Burns was a trouper in the old "the show must go on" tradition. Only a few years ago, he fell and stripped the skin off one shin, raising a ghastly bruised welt and reducing his gait to a hobble. He examined it in his Las Vegas dressing room one night after a performance. I'd have said it was a miracle he could stand, but he'd done an hour with the audience none the wiser about the injury or the pain.

He was one of the great show business raconteurs, onstage (where his tales were central to his charm) and offstage (where they flowed from an apparently bottomless memory). As with Alfred Hitchcock, another superb raconteur, it was not always clear where memory left off and imagination began, but it hardly mattered.

There was always a discernible ring of truth, as in his story about an early partner who could sing but not talk without a heavy stammer. One night at their boarding house in Altoona (or some such place) the partner ran to George gasping unintelligibly. "Sing it!" George said he cried. The partner sang, "We been robbed, we been robbed, we been robbed," to a tune George, for once, could not remember.


Many of George's stories, public and private, involved his long, dear friendship with Jack Benny. The game between them was that George could send Jack into hysterics with the lift of an eyebrow, but Jack could not raise a laugh from George, hard as he tried. But George paid Jack a remarkable compliment one night when Jack was on hand for George's act in Las Vegas.

"Ladies and gentlemen," George said, "you've heard of actors who can make you cry reading the Yellow Pages. I've got the funniest man in the world here tonight. Jack, I wonder if you'd stand and drink a glass of water." As George told it later, Benny stood and drank a glass of water, looking around the room with his patented deadpan stare. "By the time he was finished," George told me, "the room was roaring with laughter. You couldn't explain it; it was Jack."

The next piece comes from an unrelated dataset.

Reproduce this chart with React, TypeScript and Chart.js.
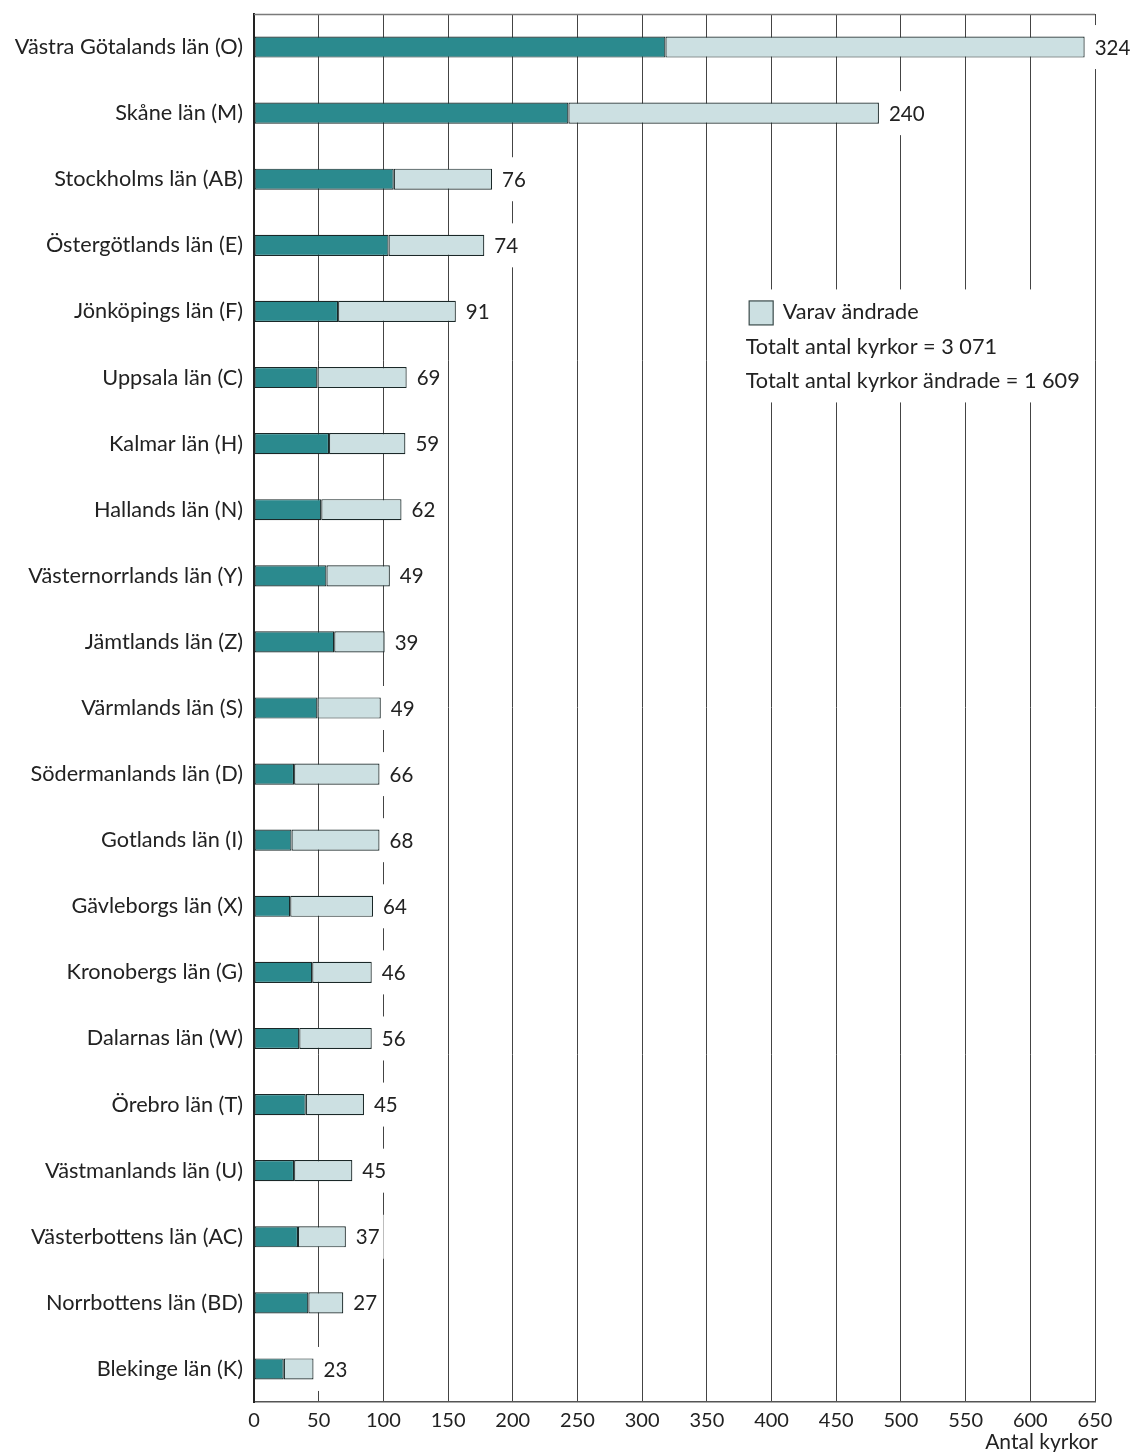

My favorite among the stories was of a long-ago breakfast. Jack said, "What're you having?" George said, "Steak and eggs; I'm hungry. What about you?" "I'm having Cream of Wheat," Jack said. "Why" George asked, incredulous. "Because Mary Livingston says it's good for me," Jack explained. "But steak and eggs are good for you." "That's right," Jack said defiantly. When the waiter came, they both had steak and eggs. When the bill arrived, George said, "You pay it, Jack." Jack said, "Why should I pay all of it?" "Because if you don't," George said, "I'll tell Mary you didn't have Cream of Wheat."

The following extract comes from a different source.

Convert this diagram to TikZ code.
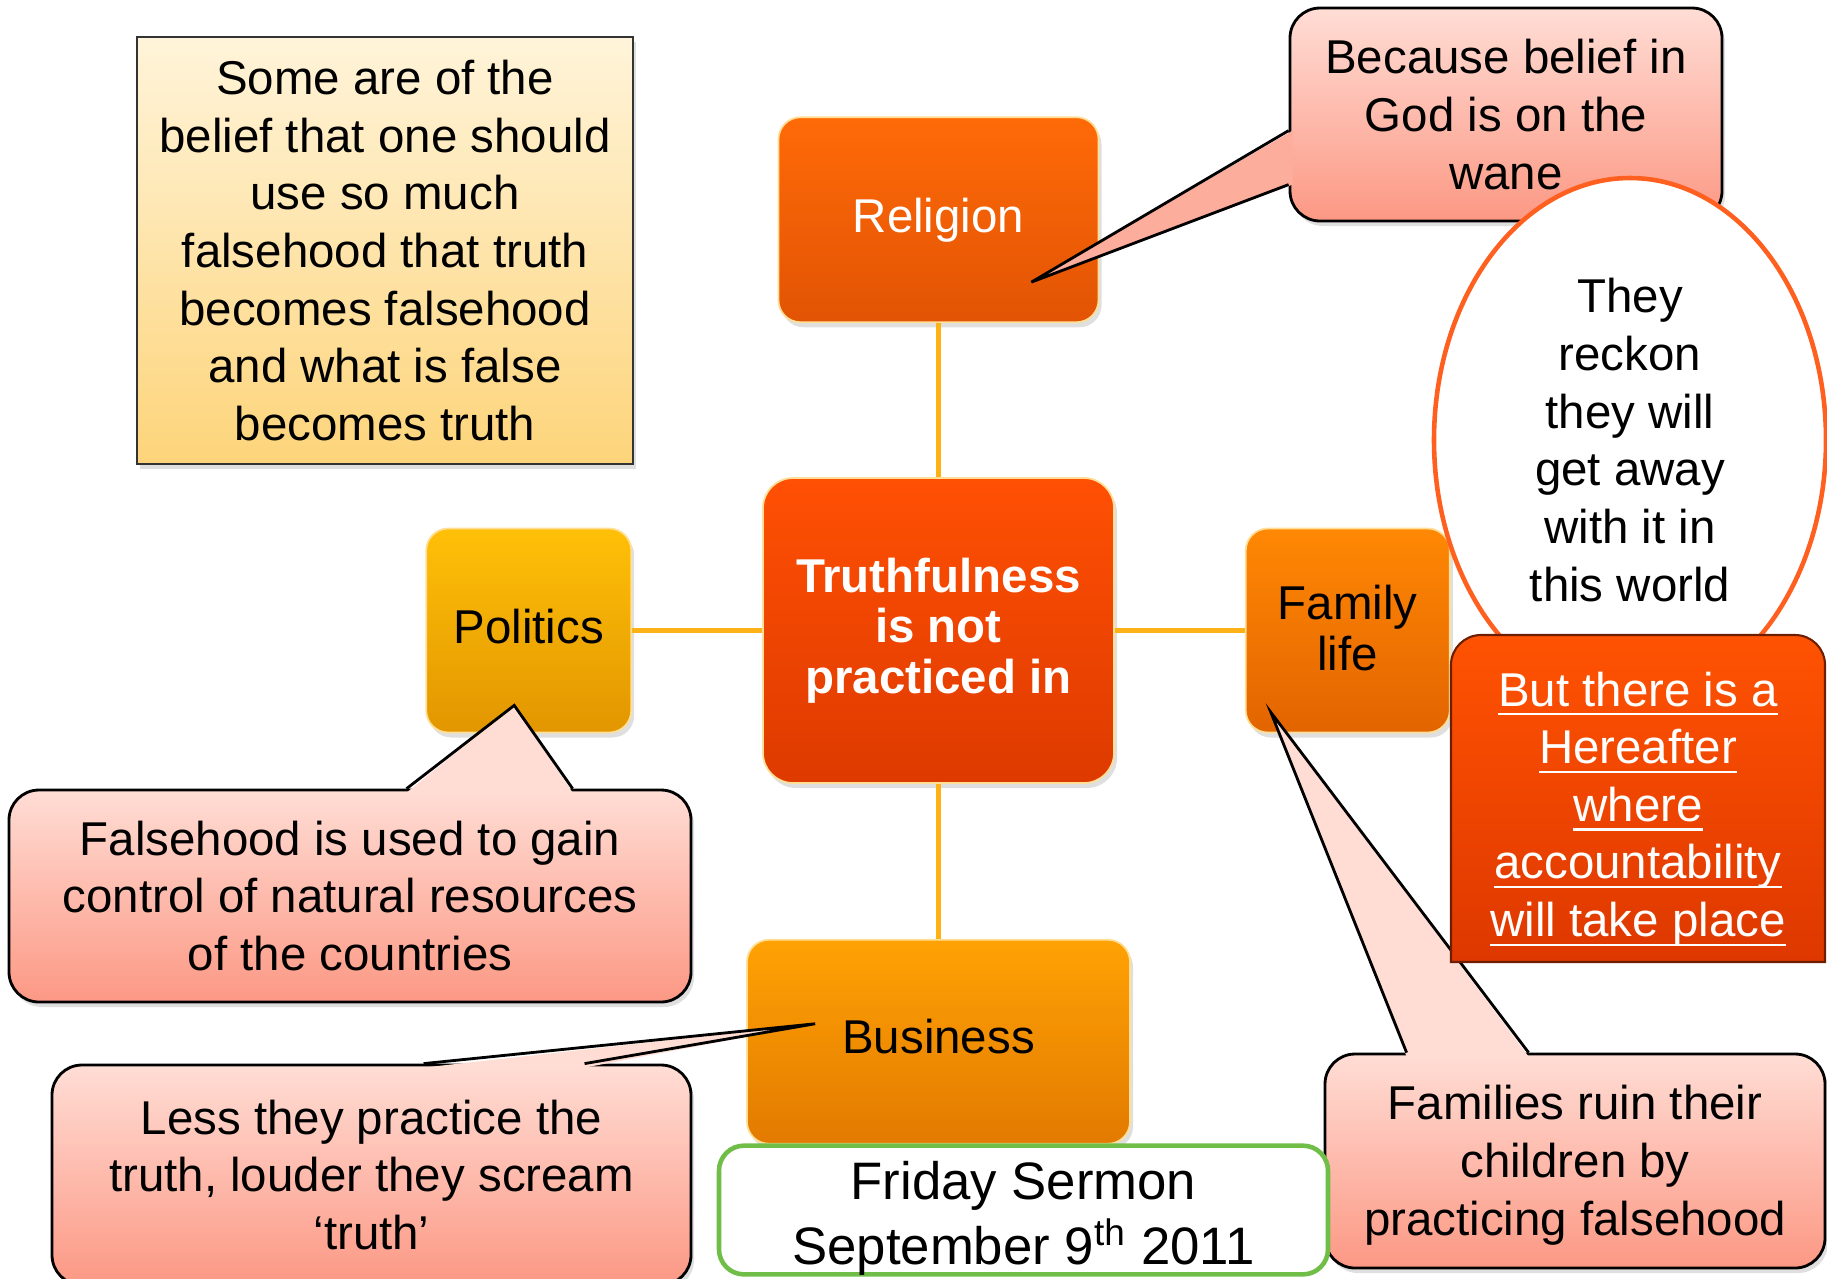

Amazingly, George Burns linked a day before radio, let alone television, with a world of CD-ROMs and cyberspace. And no small part of the fondness audiences of all ages had for him was that he bespoke times when things seemed simpler, more innocent, less frazzled and cynical, when a few bars of soft shoe and lines of a foolish song from an ancient vaudeville act carried a strong and particular magic.

After Gracie died, George made monthly visits to her grave to bring her up to date on his doings. Now, whatever one's theological leanings, it is nice to think of the act reunited.